─── Data for this exercise ───
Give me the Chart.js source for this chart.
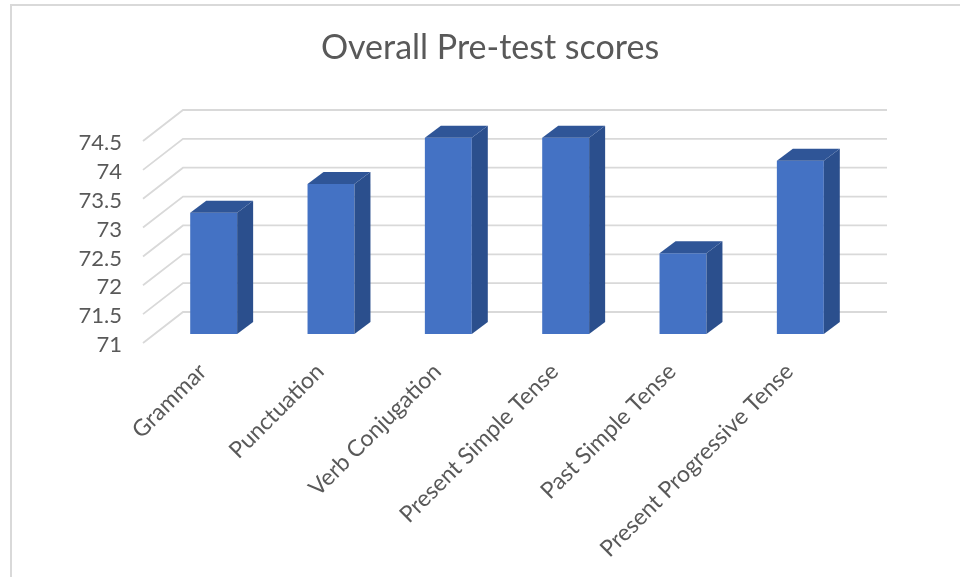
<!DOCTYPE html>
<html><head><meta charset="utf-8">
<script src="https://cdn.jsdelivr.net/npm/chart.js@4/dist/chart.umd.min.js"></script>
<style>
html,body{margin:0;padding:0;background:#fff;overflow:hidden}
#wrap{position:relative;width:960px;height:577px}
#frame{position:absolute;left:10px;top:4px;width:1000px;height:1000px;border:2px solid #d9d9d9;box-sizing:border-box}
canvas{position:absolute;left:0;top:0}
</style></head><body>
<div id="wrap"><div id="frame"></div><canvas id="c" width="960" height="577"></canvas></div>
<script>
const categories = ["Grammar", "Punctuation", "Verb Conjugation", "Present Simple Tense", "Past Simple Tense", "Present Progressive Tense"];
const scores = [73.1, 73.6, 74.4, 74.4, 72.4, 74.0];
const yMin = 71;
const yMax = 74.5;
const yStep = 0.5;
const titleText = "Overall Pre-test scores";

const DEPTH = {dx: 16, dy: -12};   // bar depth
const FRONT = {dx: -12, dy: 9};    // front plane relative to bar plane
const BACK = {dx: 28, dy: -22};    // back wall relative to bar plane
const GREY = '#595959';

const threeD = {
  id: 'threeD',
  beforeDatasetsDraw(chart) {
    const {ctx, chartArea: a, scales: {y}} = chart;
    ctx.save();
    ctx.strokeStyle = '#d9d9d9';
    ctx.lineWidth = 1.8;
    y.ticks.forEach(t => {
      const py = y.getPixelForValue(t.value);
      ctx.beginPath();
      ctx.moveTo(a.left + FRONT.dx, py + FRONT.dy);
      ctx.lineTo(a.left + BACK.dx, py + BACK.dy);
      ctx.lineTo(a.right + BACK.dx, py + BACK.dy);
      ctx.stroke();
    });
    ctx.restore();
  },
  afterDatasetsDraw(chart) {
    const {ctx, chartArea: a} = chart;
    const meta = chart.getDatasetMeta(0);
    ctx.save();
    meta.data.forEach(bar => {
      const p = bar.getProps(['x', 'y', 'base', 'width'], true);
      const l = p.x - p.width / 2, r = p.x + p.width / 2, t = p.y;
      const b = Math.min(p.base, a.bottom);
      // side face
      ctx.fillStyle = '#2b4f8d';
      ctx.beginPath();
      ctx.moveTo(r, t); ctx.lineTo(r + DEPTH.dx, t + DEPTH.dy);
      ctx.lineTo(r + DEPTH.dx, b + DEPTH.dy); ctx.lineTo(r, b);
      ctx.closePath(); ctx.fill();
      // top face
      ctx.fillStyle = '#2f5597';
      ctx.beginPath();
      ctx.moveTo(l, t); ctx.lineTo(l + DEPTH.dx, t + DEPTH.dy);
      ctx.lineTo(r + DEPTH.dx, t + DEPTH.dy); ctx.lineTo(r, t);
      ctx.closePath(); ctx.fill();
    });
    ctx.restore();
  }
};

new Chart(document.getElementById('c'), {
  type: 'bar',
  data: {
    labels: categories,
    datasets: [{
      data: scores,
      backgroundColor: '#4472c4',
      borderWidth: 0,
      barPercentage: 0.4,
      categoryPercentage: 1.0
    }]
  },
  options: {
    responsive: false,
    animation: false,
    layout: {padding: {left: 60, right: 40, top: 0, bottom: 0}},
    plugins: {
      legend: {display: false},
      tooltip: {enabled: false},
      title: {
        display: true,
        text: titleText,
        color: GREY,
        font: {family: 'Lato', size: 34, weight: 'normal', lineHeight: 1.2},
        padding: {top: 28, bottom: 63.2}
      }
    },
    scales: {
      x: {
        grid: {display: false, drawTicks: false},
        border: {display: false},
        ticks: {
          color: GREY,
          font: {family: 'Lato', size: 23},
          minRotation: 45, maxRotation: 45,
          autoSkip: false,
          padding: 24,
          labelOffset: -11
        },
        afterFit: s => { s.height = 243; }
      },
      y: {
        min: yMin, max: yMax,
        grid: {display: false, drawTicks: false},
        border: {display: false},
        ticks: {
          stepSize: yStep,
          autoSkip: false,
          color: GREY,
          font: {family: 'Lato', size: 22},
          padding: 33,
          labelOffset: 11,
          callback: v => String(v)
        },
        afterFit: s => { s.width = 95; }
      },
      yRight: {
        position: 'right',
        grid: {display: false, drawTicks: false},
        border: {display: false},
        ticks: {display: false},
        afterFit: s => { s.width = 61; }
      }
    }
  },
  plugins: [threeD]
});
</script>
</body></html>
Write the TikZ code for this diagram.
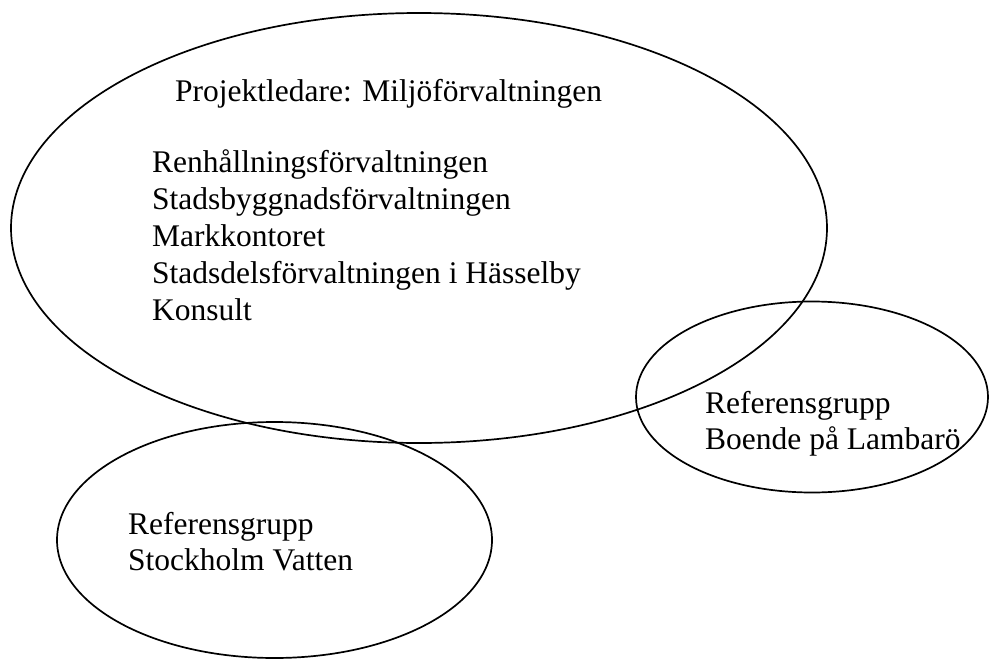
───
▶ _Problem details_:
Pictures stay out; repeat all the rest of the records exactly.

▶ _Completed task_:
Give me the Chart.js source for this chart.
<!DOCTYPE html>
<html><head><meta charset="utf-8">
<script src="https://cdn.jsdelivr.net/npm/chart.js@4/dist/chart.umd.min.js"></script>
<style>
html,body{margin:0;padding:0;background:#fff;overflow:hidden}
#wrap{position:relative;width:960px;height:577px}
#frame{position:absolute;left:10px;top:4px;width:1000px;height:1000px;border:2px solid #d9d9d9;box-sizing:border-box}
canvas{position:absolute;left:0;top:0}
</style></head><body>
<div id="wrap"><div id="frame"></div><canvas id="c" width="960" height="577"></canvas></div>
<script>
const categories = ["Grammar", "Punctuation", "Verb Conjugation", "Present Simple Tense", "Past Simple Tense", "Present Progressive Tense"];
const scores = [73.1, 73.6, 74.4, 74.4, 72.4, 74.0];
const yMin = 71;
const yMax = 74.5;
const yStep = 0.5;
const titleText = "Overall Pre-test scores";

const DEPTH = {dx: 16, dy: -12};   // bar depth
const FRONT = {dx: -12, dy: 9};    // front plane relative to bar plane
const BACK = {dx: 28, dy: -22};    // back wall relative to bar plane
const GREY = '#595959';

const threeD = {
  id: 'threeD',
  beforeDatasetsDraw(chart) {
    const {ctx, chartArea: a, scales: {y}} = chart;
    ctx.save();
    ctx.strokeStyle = '#d9d9d9';
    ctx.lineWidth = 1.8;
    y.ticks.forEach(t => {
      const py = y.getPixelForValue(t.value);
      ctx.beginPath();
      ctx.moveTo(a.left + FRONT.dx, py + FRONT.dy);
      ctx.lineTo(a.left + BACK.dx, py + BACK.dy);
      ctx.lineTo(a.right + BACK.dx, py + BACK.dy);
      ctx.stroke();
    });
    ctx.restore();
  },
  afterDatasetsDraw(chart) {
    const {ctx, chartArea: a} = chart;
    const meta = chart.getDatasetMeta(0);
    ctx.save();
    meta.data.forEach(bar => {
      const p = bar.getProps(['x', 'y', 'base', 'width'], true);
      const l = p.x - p.width / 2, r = p.x + p.width / 2, t = p.y;
      const b = Math.min(p.base, a.bottom);
      // side face
      ctx.fillStyle = '#2b4f8d';
      ctx.beginPath();
      ctx.moveTo(r, t); ctx.lineTo(r + DEPTH.dx, t + DEPTH.dy);
      ctx.lineTo(r + DEPTH.dx, b + DEPTH.dy); ctx.lineTo(r, b);
      ctx.closePath(); ctx.fill();
      // top face
      ctx.fillStyle = '#2f5597';
      ctx.beginPath();
      ctx.moveTo(l, t); ctx.lineTo(l + DEPTH.dx, t + DEPTH.dy);
      ctx.lineTo(r + DEPTH.dx, t + DEPTH.dy); ctx.lineTo(r, t);
      ctx.closePath(); ctx.fill();
    });
    ctx.restore();
  }
};

new Chart(document.getElementById('c'), {
  type: 'bar',
  data: {
    labels: categories,
    datasets: [{
      data: scores,
      backgroundColor: '#4472c4',
      borderWidth: 0,
      barPercentage: 0.4,
      categoryPercentage: 1.0
    }]
  },
  options: {
    responsive: false,
    animation: false,
    layout: {padding: {left: 60, right: 40, top: 0, bottom: 0}},
    plugins: {
      legend: {display: false},
      tooltip: {enabled: false},
      title: {
        display: true,
        text: titleText,
        color: GREY,
        font: {family: 'Lato', size: 34, weight: 'normal', lineHeight: 1.2},
        padding: {top: 28, bottom: 63.2}
      }
    },
    scales: {
      x: {
        grid: {display: false, drawTicks: false},
        border: {display: false},
        ticks: {
          color: GREY,
          font: {family: 'Lato', size: 23},
          minRotation: 45, maxRotation: 45,
          autoSkip: false,
          padding: 24,
          labelOffset: -11
        },
        afterFit: s => { s.height = 243; }
      },
      y: {
        min: yMin, max: yMax,
        grid: {display: false, drawTicks: false},
        border: {display: false},
        ticks: {
          stepSize: yStep,
          autoSkip: false,
          color: GREY,
          font: {family: 'Lato', size: 22},
          padding: 33,
          labelOffset: 11,
          callback: v => String(v)
        },
        afterFit: s => { s.width = 95; }
      },
      yRight: {
        position: 'right',
        grid: {display: false, drawTicks: false},
        border: {display: false},
        ticks: {display: false},
        afterFit: s => { s.width = 61; }
      }
    }
  },
  plugins: [threeD]
});
</script>
</body></html>
Write the TikZ code for this diagram.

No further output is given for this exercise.